▶ **Stated exercise**: Without including any pictures, copy each entry below exactly.

▶ **Exercise data**:

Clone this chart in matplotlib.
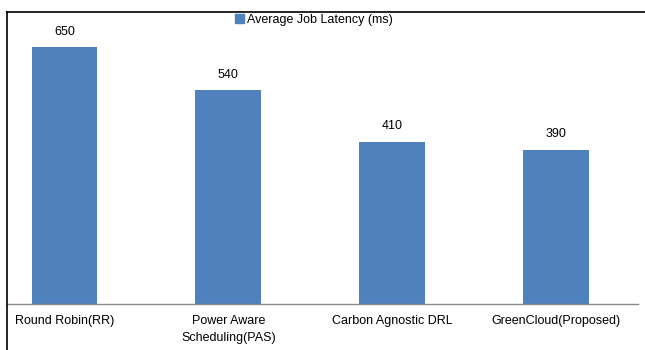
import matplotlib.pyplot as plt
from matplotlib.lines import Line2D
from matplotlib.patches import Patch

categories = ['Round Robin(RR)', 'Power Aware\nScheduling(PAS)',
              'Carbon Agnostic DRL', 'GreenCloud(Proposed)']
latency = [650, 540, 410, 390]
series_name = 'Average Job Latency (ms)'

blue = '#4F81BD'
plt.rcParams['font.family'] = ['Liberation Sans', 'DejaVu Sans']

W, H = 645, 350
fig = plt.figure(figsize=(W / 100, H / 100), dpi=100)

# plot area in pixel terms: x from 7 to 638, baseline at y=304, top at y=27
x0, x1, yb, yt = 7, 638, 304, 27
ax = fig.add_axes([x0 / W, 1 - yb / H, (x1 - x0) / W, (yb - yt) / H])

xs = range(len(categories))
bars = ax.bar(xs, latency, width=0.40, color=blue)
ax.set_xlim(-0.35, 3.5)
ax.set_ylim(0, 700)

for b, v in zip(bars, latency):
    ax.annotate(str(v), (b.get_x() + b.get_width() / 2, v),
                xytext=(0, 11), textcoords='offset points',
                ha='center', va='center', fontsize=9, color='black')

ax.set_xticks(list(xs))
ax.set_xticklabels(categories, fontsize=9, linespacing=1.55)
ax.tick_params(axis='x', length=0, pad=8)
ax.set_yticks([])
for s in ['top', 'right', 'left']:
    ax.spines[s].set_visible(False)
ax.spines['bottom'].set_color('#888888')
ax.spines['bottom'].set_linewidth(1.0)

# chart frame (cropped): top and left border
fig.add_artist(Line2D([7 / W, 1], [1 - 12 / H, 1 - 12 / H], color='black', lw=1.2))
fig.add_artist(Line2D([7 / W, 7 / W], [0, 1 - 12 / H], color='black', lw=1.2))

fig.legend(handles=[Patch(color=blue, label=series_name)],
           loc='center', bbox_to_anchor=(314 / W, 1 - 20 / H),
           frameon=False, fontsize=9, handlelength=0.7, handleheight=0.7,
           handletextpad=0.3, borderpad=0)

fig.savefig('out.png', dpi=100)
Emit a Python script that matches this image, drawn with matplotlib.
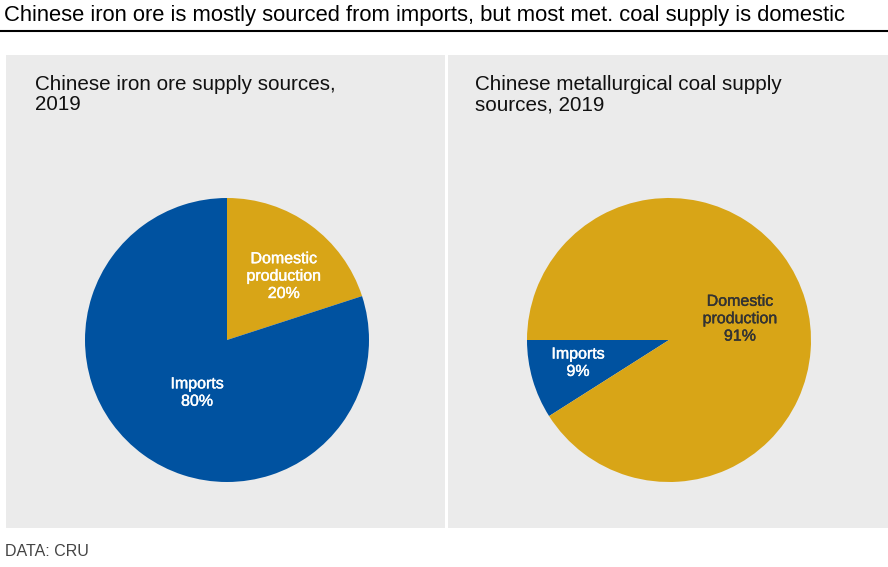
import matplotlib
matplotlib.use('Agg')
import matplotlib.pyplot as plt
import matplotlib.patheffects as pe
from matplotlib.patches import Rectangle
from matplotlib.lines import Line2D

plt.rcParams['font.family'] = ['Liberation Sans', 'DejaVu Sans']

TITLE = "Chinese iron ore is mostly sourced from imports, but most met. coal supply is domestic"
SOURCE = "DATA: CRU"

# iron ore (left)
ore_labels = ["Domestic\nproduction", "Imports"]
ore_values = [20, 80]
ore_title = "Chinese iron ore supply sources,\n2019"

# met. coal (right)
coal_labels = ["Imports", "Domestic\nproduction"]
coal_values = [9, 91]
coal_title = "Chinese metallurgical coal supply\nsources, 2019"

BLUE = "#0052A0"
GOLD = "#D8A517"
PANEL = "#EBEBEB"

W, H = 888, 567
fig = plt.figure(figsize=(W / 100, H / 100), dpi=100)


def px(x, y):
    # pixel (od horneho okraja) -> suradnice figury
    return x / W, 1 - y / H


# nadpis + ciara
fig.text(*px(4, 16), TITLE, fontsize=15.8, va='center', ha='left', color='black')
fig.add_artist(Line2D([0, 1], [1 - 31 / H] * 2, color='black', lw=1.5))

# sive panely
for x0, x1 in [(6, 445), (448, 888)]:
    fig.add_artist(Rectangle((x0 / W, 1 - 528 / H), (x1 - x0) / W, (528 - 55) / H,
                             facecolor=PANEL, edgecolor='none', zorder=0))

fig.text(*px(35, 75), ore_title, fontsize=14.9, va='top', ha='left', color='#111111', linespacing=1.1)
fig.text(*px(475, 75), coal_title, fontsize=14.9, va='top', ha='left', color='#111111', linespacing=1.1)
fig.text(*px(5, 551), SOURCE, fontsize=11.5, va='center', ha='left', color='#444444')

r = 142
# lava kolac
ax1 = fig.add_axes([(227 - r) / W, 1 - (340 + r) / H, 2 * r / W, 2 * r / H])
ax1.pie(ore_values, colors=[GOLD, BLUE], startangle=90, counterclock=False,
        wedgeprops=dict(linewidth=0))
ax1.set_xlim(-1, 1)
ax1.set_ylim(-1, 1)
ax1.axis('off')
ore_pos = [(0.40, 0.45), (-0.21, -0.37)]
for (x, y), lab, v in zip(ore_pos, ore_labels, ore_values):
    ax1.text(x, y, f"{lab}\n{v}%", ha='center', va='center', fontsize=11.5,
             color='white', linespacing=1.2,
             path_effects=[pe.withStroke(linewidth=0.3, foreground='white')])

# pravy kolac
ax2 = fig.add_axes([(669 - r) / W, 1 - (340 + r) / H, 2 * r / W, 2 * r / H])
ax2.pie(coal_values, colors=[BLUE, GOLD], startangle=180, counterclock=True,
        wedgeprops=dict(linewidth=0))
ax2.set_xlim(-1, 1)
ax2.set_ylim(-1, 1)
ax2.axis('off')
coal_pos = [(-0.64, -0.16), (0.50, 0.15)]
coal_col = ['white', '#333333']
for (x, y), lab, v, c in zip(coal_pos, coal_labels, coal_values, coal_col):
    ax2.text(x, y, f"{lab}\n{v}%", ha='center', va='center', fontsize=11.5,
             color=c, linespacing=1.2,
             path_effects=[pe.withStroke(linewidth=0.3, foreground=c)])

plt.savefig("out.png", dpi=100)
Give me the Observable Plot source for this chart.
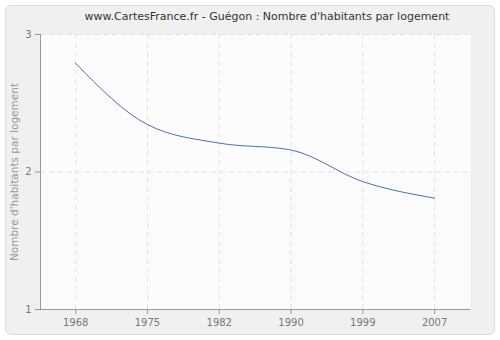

▶ **Complete response**:
Clone this chart in matplotlib.
import matplotlib.pyplot as plt
from matplotlib.lines import Line2D
from matplotlib.patches import Patch

categories = ['Round Robin(RR)', 'Power Aware\nScheduling(PAS)',
              'Carbon Agnostic DRL', 'GreenCloud(Proposed)']
latency = [650, 540, 410, 390]
series_name = 'Average Job Latency (ms)'

blue = '#4F81BD'
plt.rcParams['font.family'] = ['Liberation Sans', 'DejaVu Sans']

W, H = 645, 350
fig = plt.figure(figsize=(W / 100, H / 100), dpi=100)

# plot area in pixel terms: x from 7 to 638, baseline at y=304, top at y=27
x0, x1, yb, yt = 7, 638, 304, 27
ax = fig.add_axes([x0 / W, 1 - yb / H, (x1 - x0) / W, (yb - yt) / H])

xs = range(len(categories))
bars = ax.bar(xs, latency, width=0.40, color=blue)
ax.set_xlim(-0.35, 3.5)
ax.set_ylim(0, 700)

for b, v in zip(bars, latency):
    ax.annotate(str(v), (b.get_x() + b.get_width() / 2, v),
                xytext=(0, 11), textcoords='offset points',
                ha='center', va='center', fontsize=9, color='black')

ax.set_xticks(list(xs))
ax.set_xticklabels(categories, fontsize=9, linespacing=1.55)
ax.tick_params(axis='x', length=0, pad=8)
ax.set_yticks([])
for s in ['top', 'right', 'left']:
    ax.spines[s].set_visible(False)
ax.spines['bottom'].set_color('#888888')
ax.spines['bottom'].set_linewidth(1.0)

# chart frame (cropped): top and left border
fig.add_artist(Line2D([7 / W, 1], [1 - 12 / H, 1 - 12 / H], color='black', lw=1.2))
fig.add_artist(Line2D([7 / W, 7 / W], [0, 1 - 12 / H], color='black', lw=1.2))

fig.legend(handles=[Patch(color=blue, label=series_name)],
           loc='center', bbox_to_anchor=(314 / W, 1 - 20 / H),
           frameon=False, fontsize=9, handlelength=0.7, handleheight=0.7,
           handletextpad=0.3, borderpad=0)

fig.savefig('out.png', dpi=100)
Emit a Python script that matches this image, drawn with matplotlib.
import matplotlib
matplotlib.use('Agg')
import matplotlib.pyplot as plt
import matplotlib.patheffects as pe
from matplotlib.patches import Rectangle
from matplotlib.lines import Line2D

plt.rcParams['font.family'] = ['Liberation Sans', 'DejaVu Sans']

TITLE = "Chinese iron ore is mostly sourced from imports, but most met. coal supply is domestic"
SOURCE = "DATA: CRU"

# iron ore (left)
ore_labels = ["Domestic\nproduction", "Imports"]
ore_values = [20, 80]
ore_title = "Chinese iron ore supply sources,\n2019"

# met. coal (right)
coal_labels = ["Imports", "Domestic\nproduction"]
coal_values = [9, 91]
coal_title = "Chinese metallurgical coal supply\nsources, 2019"

BLUE = "#0052A0"
GOLD = "#D8A517"
PANEL = "#EBEBEB"

W, H = 888, 567
fig = plt.figure(figsize=(W / 100, H / 100), dpi=100)


def px(x, y):
    # pixel (od horneho okraja) -> suradnice figury
    return x / W, 1 - y / H


# nadpis + ciara
fig.text(*px(4, 16), TITLE, fontsize=15.8, va='center', ha='left', color='black')
fig.add_artist(Line2D([0, 1], [1 - 31 / H] * 2, color='black', lw=1.5))

# sive panely
for x0, x1 in [(6, 445), (448, 888)]:
    fig.add_artist(Rectangle((x0 / W, 1 - 528 / H), (x1 - x0) / W, (528 - 55) / H,
                             facecolor=PANEL, edgecolor='none', zorder=0))

fig.text(*px(35, 75), ore_title, fontsize=14.9, va='top', ha='left', color='#111111', linespacing=1.1)
fig.text(*px(475, 75), coal_title, fontsize=14.9, va='top', ha='left', color='#111111', linespacing=1.1)
fig.text(*px(5, 551), SOURCE, fontsize=11.5, va='center', ha='left', color='#444444')

r = 142
# lava kolac
ax1 = fig.add_axes([(227 - r) / W, 1 - (340 + r) / H, 2 * r / W, 2 * r / H])
ax1.pie(ore_values, colors=[GOLD, BLUE], startangle=90, counterclock=False,
        wedgeprops=dict(linewidth=0))
ax1.set_xlim(-1, 1)
ax1.set_ylim(-1, 1)
ax1.axis('off')
ore_pos = [(0.40, 0.45), (-0.21, -0.37)]
for (x, y), lab, v in zip(ore_pos, ore_labels, ore_values):
    ax1.text(x, y, f"{lab}\n{v}%", ha='center', va='center', fontsize=11.5,
             color='white', linespacing=1.2,
             path_effects=[pe.withStroke(linewidth=0.3, foreground='white')])

# pravy kolac
ax2 = fig.add_axes([(669 - r) / W, 1 - (340 + r) / H, 2 * r / W, 2 * r / H])
ax2.pie(coal_values, colors=[BLUE, GOLD], startangle=180, counterclock=True,
        wedgeprops=dict(linewidth=0))
ax2.set_xlim(-1, 1)
ax2.set_ylim(-1, 1)
ax2.axis('off')
coal_pos = [(-0.64, -0.16), (0.50, 0.15)]
coal_col = ['white', '#333333']
for (x, y), lab, v, c in zip(coal_pos, coal_labels, coal_values, coal_col):
    ax2.text(x, y, f"{lab}\n{v}%", ha='center', va='center', fontsize=11.5,
             color=c, linespacing=1.2,
             path_effects=[pe.withStroke(linewidth=0.3, foreground=c)])

plt.savefig("out.png", dpi=100)
Give me the Observable Plot source for this chart.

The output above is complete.